Il problema non è il piacere che in quanto creato da Dio è cosa buona, ma quando questo diviene lo scopo ultimo dell’esistenza. In quel caso che potremmo definire di vera e propria idolatria (perché distoglie l’uomo dal suo vero fine) si sta scavando la tomba dell’amore.
Ed infine un'ultima considerazione.
Siamo reduci dalla giornata della memoria in cui abbiamo sentito (giustamente) il richiamo a vigilare perché cessi ogni forma di antisemitismo.
Ebbene io noto come quest'ultimo si stia facendo strada in modalità e contesti del tutto nuovi.

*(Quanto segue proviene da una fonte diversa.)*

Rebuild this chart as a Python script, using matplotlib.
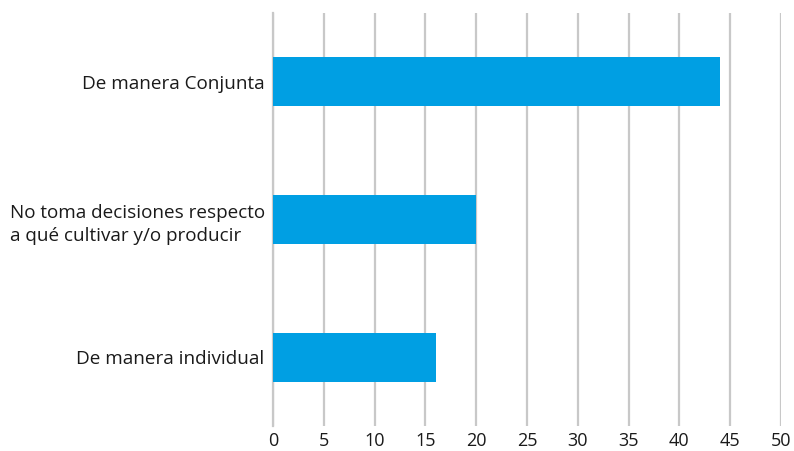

Forse vi ricorderete in dicembre gli strali di Dacia Maraini contro il Vecchio Testamento reo di essere fonte di intolleranza, violenza, misoginia, ecc. (nello stesso articolo in cui Gesù stesso veniva associato al movimento delle sardine).
Oggi, anche se con altri toni, un Benigni ci instilla l’idea che in fondo gli Ebrei ed in seguito i Cristiani siano appunto dei bigotti oscurantisti e repressi  che hanno confinato il Cantico dei Cantici in una sorta di gabbia in attesa di essere "liberato" e rivelato. 
Oltre a dissentire profondamente da queste accuse rimango addolorato per il fatto che i pastori, i nostri pastori, non abbiano proferito parola di fronte a tali insinuazioni e anzi che molti si siano affrettati ad applaudirle e che la sola comunità ebraica abbia invece protestato e reagito con forza all’insulto e all’offesa.
Sono addolorato per l’ingiustizia insita in tali affermazioni e perché forse non abbiamo capito che, se oggi se la prendono con i nostri fratelli maggiori (così furono appellati con affetto da Giovanni Paolo II gli Ebrei), prima o poi verrano a cercare il resto della famiglia e noi gli apriremo la porta di casa magari salutandoli con un applauso.